------ ENTRIES ------

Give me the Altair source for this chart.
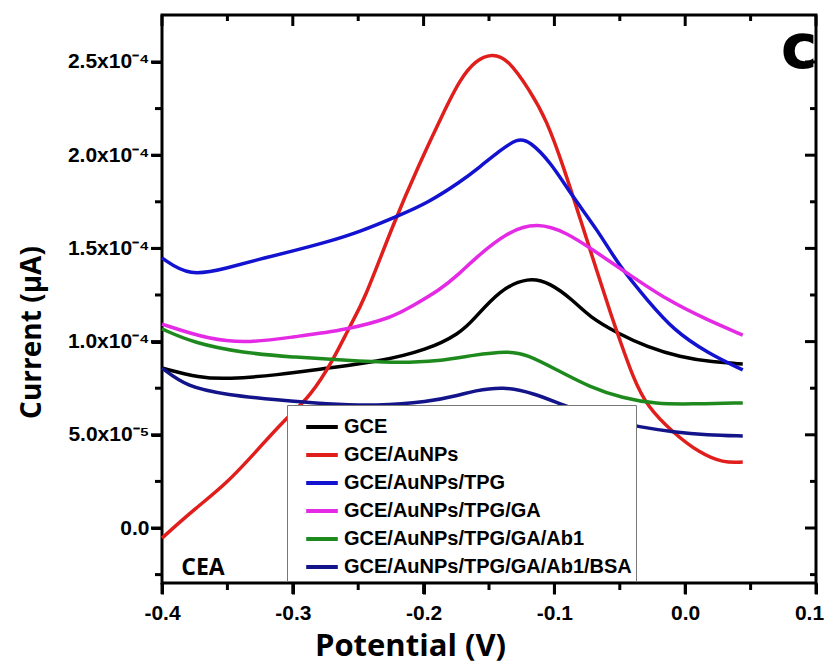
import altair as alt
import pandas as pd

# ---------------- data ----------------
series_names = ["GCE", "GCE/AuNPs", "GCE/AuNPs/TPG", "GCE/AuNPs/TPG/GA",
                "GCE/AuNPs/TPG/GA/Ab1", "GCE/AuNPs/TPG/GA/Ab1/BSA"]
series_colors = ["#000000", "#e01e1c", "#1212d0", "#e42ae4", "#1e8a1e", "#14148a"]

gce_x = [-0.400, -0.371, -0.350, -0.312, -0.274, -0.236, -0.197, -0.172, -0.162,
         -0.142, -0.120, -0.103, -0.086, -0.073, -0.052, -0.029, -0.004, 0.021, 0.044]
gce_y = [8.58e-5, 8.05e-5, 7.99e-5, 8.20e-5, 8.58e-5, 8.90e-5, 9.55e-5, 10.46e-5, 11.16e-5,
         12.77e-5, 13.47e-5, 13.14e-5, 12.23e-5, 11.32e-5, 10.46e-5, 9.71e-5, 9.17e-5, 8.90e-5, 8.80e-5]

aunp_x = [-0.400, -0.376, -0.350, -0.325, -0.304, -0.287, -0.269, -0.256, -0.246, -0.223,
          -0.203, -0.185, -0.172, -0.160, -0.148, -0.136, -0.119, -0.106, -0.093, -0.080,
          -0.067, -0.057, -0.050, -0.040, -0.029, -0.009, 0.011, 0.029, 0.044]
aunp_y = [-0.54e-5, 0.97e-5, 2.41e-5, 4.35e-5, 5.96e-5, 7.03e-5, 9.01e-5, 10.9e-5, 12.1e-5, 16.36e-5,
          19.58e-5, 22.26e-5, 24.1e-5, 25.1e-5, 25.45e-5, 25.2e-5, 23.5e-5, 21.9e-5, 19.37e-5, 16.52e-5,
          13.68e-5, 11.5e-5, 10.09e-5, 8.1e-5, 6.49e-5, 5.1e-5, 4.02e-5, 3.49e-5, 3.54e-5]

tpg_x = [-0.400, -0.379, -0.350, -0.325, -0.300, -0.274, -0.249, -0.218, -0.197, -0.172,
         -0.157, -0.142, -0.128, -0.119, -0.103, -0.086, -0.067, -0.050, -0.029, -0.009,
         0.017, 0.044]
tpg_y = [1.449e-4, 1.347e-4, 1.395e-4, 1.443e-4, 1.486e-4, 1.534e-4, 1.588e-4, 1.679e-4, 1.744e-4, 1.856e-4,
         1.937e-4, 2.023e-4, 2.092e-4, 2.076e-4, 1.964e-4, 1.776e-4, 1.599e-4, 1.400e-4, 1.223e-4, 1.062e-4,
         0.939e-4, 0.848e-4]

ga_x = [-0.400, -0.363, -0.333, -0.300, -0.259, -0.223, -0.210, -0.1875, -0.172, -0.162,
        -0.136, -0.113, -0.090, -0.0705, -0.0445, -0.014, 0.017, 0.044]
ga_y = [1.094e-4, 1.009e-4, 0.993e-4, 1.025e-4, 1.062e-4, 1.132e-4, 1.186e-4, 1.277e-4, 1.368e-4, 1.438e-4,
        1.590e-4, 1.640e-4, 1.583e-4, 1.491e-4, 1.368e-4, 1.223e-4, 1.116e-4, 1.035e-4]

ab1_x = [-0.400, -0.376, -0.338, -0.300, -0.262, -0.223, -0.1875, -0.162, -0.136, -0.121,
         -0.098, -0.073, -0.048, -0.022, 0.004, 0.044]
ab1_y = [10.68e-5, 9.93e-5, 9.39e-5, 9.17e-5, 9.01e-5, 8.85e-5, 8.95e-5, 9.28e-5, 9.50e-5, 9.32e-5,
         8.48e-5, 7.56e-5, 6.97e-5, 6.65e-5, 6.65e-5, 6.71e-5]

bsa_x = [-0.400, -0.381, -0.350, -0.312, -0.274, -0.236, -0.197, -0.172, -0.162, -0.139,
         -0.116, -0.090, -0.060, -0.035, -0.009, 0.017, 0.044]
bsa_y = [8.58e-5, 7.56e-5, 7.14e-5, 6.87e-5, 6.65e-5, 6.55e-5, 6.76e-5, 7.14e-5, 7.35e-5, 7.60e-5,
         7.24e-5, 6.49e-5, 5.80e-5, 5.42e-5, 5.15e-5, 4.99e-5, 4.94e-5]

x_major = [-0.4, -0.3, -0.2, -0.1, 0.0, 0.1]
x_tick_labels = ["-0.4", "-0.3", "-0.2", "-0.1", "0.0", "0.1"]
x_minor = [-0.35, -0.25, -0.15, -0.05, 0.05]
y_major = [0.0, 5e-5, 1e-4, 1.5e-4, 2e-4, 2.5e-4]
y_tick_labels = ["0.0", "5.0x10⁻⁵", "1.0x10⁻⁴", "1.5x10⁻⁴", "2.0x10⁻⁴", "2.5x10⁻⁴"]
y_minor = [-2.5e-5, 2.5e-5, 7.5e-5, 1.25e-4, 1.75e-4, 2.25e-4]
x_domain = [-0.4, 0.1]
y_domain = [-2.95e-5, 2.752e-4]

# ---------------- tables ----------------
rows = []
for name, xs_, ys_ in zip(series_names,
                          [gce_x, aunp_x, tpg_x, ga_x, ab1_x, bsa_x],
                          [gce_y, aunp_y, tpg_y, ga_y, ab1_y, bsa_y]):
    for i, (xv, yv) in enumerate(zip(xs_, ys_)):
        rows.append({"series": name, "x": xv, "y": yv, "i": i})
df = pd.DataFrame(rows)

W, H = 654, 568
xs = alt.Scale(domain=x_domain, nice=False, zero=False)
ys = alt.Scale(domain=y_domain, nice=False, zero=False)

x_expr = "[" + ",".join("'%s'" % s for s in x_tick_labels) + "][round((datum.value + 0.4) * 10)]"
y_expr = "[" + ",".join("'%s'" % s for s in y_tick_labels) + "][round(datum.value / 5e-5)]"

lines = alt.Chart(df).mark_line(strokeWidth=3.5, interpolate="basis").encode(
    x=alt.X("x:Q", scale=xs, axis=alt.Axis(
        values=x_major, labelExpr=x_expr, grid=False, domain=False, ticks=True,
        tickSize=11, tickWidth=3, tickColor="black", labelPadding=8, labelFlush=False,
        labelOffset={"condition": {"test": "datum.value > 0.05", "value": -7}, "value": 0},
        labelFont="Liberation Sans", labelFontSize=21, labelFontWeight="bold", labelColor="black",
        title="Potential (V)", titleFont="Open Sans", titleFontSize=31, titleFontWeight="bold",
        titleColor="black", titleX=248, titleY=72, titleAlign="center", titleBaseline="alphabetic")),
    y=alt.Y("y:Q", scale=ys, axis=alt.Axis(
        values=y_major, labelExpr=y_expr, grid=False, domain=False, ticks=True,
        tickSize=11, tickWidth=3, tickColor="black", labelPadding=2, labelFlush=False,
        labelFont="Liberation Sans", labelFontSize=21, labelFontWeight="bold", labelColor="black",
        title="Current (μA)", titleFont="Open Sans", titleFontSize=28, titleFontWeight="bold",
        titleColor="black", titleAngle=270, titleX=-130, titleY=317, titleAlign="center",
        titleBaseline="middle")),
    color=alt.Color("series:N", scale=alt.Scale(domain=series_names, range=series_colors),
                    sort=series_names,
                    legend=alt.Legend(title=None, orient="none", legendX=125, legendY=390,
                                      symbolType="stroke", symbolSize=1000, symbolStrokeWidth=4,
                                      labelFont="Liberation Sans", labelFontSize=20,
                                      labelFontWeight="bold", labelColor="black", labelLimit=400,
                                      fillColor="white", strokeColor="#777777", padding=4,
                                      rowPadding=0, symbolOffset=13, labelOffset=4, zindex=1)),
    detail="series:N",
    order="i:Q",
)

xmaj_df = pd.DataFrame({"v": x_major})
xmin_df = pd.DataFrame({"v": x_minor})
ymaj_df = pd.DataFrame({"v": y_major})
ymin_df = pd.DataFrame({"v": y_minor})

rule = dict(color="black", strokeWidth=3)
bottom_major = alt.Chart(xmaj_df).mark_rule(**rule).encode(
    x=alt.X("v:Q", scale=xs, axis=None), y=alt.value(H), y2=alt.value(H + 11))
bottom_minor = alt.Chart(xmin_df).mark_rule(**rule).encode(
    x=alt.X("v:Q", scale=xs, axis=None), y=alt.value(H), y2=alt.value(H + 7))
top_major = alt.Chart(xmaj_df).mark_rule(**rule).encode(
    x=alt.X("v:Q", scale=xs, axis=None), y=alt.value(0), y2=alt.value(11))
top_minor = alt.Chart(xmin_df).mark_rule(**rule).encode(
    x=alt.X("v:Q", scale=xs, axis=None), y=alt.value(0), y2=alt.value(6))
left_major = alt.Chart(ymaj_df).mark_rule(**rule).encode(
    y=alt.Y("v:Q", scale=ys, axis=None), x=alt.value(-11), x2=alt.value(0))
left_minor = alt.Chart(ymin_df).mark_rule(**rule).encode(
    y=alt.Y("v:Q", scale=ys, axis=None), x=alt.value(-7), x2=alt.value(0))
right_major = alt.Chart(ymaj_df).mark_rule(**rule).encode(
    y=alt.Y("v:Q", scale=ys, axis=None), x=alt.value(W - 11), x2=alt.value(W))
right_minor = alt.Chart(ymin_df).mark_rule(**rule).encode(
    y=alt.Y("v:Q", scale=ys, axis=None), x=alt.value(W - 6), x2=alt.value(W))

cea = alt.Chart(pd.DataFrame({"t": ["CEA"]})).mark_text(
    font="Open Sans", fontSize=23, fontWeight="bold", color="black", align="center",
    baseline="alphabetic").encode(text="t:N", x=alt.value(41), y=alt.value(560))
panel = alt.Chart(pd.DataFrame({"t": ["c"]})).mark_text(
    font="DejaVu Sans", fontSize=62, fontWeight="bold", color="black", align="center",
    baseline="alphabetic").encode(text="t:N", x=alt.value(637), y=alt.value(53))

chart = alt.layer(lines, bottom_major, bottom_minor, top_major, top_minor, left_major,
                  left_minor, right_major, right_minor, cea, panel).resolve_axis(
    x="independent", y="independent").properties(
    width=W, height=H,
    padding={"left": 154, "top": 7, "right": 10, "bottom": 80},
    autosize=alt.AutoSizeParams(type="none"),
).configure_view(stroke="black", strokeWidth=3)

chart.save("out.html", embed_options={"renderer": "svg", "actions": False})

------
------ ENTRIES ------

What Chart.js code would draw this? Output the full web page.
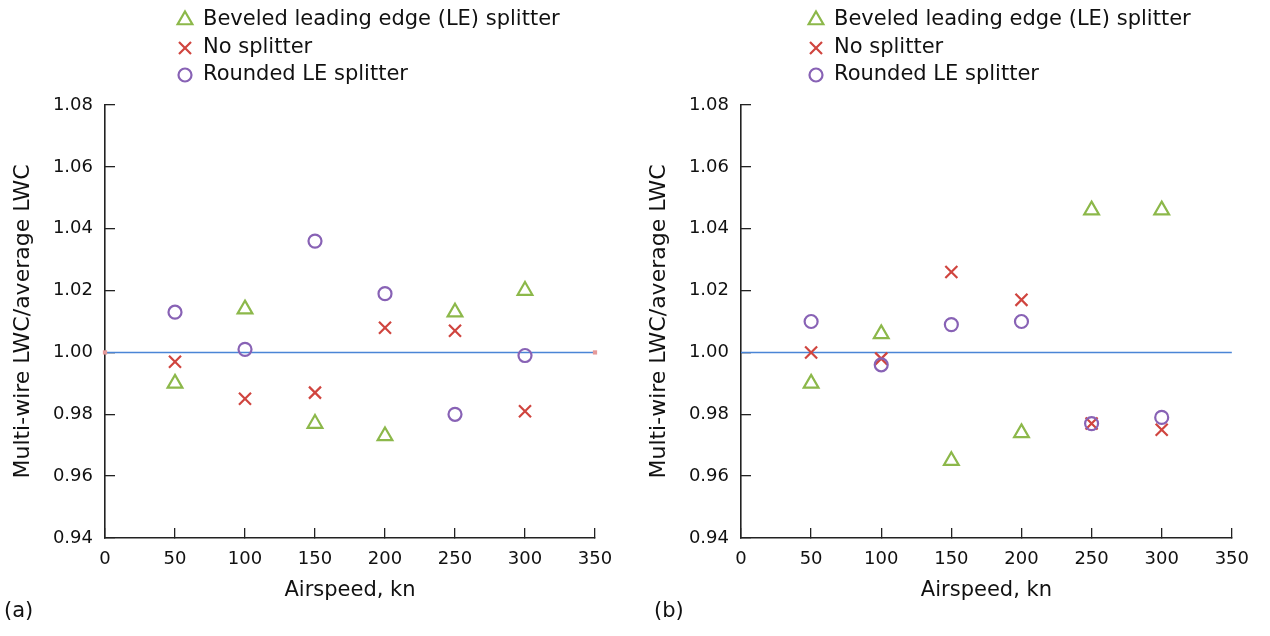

------

> [TASK REQUIREMENTS] Leaving the pictures out, write out exactly the lines from the line containing "Give me the Altair source for this chart." through the line containing "9.17e-5, 8.90e-5, 8.80e-5]", both included.

> [FULL RESPONSE]
Give me the Altair source for this chart.
import altair as alt
import pandas as pd

# ---------------- data ----------------
series_names = ["GCE", "GCE/AuNPs", "GCE/AuNPs/TPG", "GCE/AuNPs/TPG/GA",
                "GCE/AuNPs/TPG/GA/Ab1", "GCE/AuNPs/TPG/GA/Ab1/BSA"]
series_colors = ["#000000", "#e01e1c", "#1212d0", "#e42ae4", "#1e8a1e", "#14148a"]

gce_x = [-0.400, -0.371, -0.350, -0.312, -0.274, -0.236, -0.197, -0.172, -0.162,
         -0.142, -0.120, -0.103, -0.086, -0.073, -0.052, -0.029, -0.004, 0.021, 0.044]
gce_y = [8.58e-5, 8.05e-5, 7.99e-5, 8.20e-5, 8.58e-5, 8.90e-5, 9.55e-5, 10.46e-5, 11.16e-5,
         12.77e-5, 13.47e-5, 13.14e-5, 12.23e-5, 11.32e-5, 10.46e-5, 9.71e-5, 9.17e-5, 8.90e-5, 8.80e-5]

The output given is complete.